Although NASA's report has identified the obvious need for competencies in program management and systems integration, the report is far less specific on other skills needed or potential retention of such skills once identified. The National Academies, however, note that NASA does not currently have the expertise within its current workforce to support the many new developments planned. While many of these skills are readily available in the private sector, Dr. Griffin has made the argument that NASA already contracts out too much of its development work and needs greater in-house expertise to better manage its programs.
NASA faces workforce challenges in a number of areas in the next few years: retirement of the Space Shuttle in 2010; development of the Crew Exploration Vehicle (CEV) and the Crew Launch Vehicle (CLV); and the return to the Moon by 2020. Not only is the skill mix a critical issue, but the age distribution of the workforce is also troubling. Although the workforce mirrors the aerospace industry, it has a significantly smaller number of employees under 40 than the national workforce. It is these younger employees who will be needed to build and to operate its major exploration missions.
I have noticed that the NASA Civil Servant employment in the last 10 years has declined by more than 20%. Are we still keeping the skills we need with this decline? How will NASA prepare for its future workforce needs? What are the tradeoffs associated with completing work in-house at NASA vs. contracting them out? Has NASA been successful in recruiting and retaining those skills that it has needed to date? What are the critical skills that NASA needs to complete its goals in exploration, aeronautics, and space and earth science?

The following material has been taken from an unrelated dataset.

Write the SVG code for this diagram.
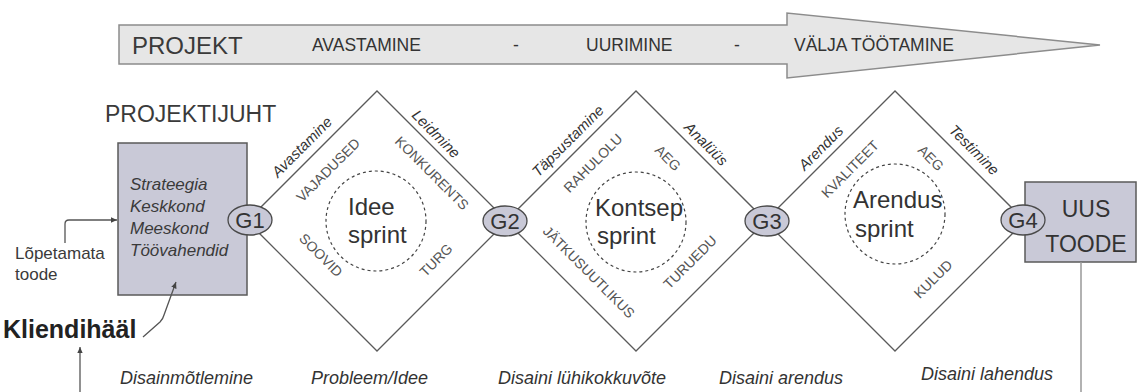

Finally, is NASA prepared for the great projects it has downstream? This workforce strategy is just a first step in creating and nurturing a workforce that bring about the Vision for Space Exploration. Now is the time to make sure that we have the policies and strategies in place to ensure we don't get held up mid-stream.
Today's hearing will allow representatives from NASA management, the NASA unions, and academia to discuss NASA's workforce planning and to place it within the broader context of the aerospace sector. We will look forward to getting these answers from our witnesses today. Thank you for your time to come to our Subcommittee to guide us through these complex and important challenges.
Mr. Udall, we look forward to hearing from you now.